Modelling Population III stars for semi-numerical simulations

TL;DR

This paper develops a new Pop III star model integrated into a semi-numerical simulation to study their impact on 21-cm signals, highlighting the importance of escape fractions and UV photo-heating in cosmic reionization.

Contribution

It introduces a comprehensive Pop III star module with feedback processes into 21-cm simulations, improving the accuracy of reionization predictions.

Findings

Pop III stars' contribution to reionization depends on escape fraction modeling.

UV photo-heating significantly affects 21-cm signals when ionization exceeds 1%.

The strength of the 21-cm global signal varies with Pop III star mass and photo-heating efficiency.

Abstract

Theoretically modelling the 21-cm signals caused by Population III stars (Pop III stars) is the key to extracting fruitful information on Pop III stars from current and forthcoming 21-cm observations. In this work we develop a new module of Pop III stars in which the escape fractions of ionizing photons and Lyman-Werner (LW) photons, photo-heating by UV radiation, and LW feedback are consistently incorporated.
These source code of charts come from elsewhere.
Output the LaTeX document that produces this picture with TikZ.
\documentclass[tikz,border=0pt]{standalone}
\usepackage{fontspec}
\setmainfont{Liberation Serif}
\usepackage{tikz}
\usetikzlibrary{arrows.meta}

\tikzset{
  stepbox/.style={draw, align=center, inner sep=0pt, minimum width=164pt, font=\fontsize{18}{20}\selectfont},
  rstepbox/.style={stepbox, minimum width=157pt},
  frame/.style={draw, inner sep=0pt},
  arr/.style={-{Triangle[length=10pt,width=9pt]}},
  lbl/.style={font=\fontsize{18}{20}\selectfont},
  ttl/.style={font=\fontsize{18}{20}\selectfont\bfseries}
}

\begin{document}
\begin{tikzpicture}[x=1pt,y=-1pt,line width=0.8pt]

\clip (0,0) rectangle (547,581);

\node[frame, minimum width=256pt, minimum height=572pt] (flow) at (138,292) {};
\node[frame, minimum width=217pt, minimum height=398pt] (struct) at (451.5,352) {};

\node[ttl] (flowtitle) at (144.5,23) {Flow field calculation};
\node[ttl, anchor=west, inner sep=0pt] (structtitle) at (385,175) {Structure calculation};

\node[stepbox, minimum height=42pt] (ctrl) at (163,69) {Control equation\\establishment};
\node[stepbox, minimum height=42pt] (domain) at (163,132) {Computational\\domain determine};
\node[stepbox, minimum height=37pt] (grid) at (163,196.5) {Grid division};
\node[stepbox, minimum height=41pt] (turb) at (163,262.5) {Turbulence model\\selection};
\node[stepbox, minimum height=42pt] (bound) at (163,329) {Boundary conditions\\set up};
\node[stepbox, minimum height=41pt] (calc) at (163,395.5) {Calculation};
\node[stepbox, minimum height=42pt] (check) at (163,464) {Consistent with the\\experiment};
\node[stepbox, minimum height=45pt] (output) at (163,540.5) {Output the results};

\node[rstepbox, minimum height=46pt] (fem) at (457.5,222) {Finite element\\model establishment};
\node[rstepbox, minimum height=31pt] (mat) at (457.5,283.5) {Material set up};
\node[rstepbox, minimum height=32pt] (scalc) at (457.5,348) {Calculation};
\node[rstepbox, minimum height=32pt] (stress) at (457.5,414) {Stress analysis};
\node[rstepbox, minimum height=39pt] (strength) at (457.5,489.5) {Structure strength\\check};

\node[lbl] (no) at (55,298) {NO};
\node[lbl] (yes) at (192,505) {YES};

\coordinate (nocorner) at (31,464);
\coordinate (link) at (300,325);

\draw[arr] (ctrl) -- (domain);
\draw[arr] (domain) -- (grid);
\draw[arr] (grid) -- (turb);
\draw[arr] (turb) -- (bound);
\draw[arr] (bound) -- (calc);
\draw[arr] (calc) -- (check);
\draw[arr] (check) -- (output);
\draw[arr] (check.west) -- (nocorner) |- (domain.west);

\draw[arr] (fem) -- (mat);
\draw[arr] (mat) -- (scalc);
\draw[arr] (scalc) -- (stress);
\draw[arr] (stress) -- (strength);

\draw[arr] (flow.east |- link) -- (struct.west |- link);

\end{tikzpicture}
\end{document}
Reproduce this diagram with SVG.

By implementing the module into a public 21-cm semi-numerical simulation code, 21CMFAST, we demonstrate 21-cm signal calculations and investigate the importance of Pop III star modelling. What we find is that the contribution from Pop III stars to cosmic reionization significantly depends on the treatment of the escape fraction. With our escape fraction model, Pop III stars hardly contribute to reionization because less massive halos, whose escape fraction are high, cannot host Pop III stars due to LW feedback. On the other hand, Pop III stars well contribute to reionization with the conventional constant escape fraction. We also find that UV photo-heating has non-negligible impact on the 21-cm global signal and the 21-cm power spectrum if the ionization fraction of the Universe is higher than roughly 1 percent. In this case, the strength of the 21-cm global signal depends on the photo-heating efficiency and thus on the Pop III star mass. We conclude that detailed modelling of Pop III stars is imperative to predict 21-cm observables accurately for future observations.